PoS seminar 29.9. with Johanna Thoma

At the Perspectives on Science seminar on Tuesday 29.9. Johanna Thoma (London School of Economics) will present her paper titled “Merely Means Paternalist? Prospect Theory and ‘Debiased’ Welfare Analysis.  The seminar will be organized as an online meeting in Zoom from 2-4 pm.  Zoom is an online conference tool supported by University of Helsinki.

Perspectives on Science is a weekly research seminar which brings together experts from science studies and philosophy of science. It is organized by TINT, the Centre for Philosophy of Social Science at the University of Helsinki. More information about the seminar here.

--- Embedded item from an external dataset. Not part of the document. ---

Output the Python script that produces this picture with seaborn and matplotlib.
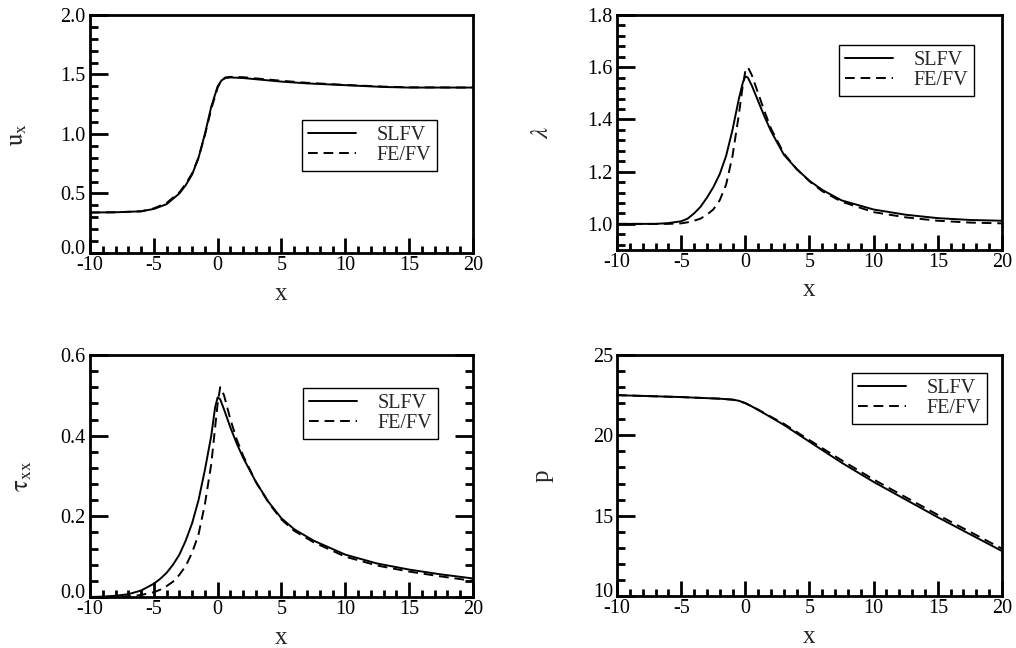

To join the seminar please contact tatu.nuotio(a)helsinki.fi or kaisla.kareoja(a)helsinki.fi. Information about using Zoom can be found here.

Author bio:
Johanna Thoma is an associate professor of Logic and Scientific Methodat the London School of Economics. Her work focuses on practical rationality and decision theory, economic methodology, and ethics and public policy.

Abstract:
Economics has traditionally been opposed to paternalism. However, the findings of behavioural economics have made popular one kind of paternalism that appears to be more innocuous: The kind of paternalism that respects an agent’s ends, or her non-instrumental, intrinsic valuations, and merely helps her purse them effectively. This paper discusses one prominent and initially promising way to inform means paternalist policies addressed at agents who violate expected utility theory (EUT), namely what I call ‘CPT debiasing’. It assumes the descriptive adequacy of cumulative prospect theory (CPT), which allows us to identify a utility function for the target agent. This is often thought of as providing us with a measure of her ends. We then plug this utility function into an expected utility calculation in order to determine a rational way for her to pursue those ends, which the means paternalist then imposes on her. This paper argues that CPT debiasing should be opposed on general anti-paternalist grounds, even if we grant the normative authority of EUT, the descriptive adequacy of CPT, and the idea that means paternalism is at least sometimes immune to general anti-paternalist concerns. First, this is because there are reasons to doubt that the utility function measured within a CPT framework provides us with a measure that isolates the agent’s non-instrumental values, or her ends. Second, even if it does, the resulting means paternalism is a problematic type of means paternalism that should be ruled out by the same considerations that motivate economists’ opposition to ordinary paternalism.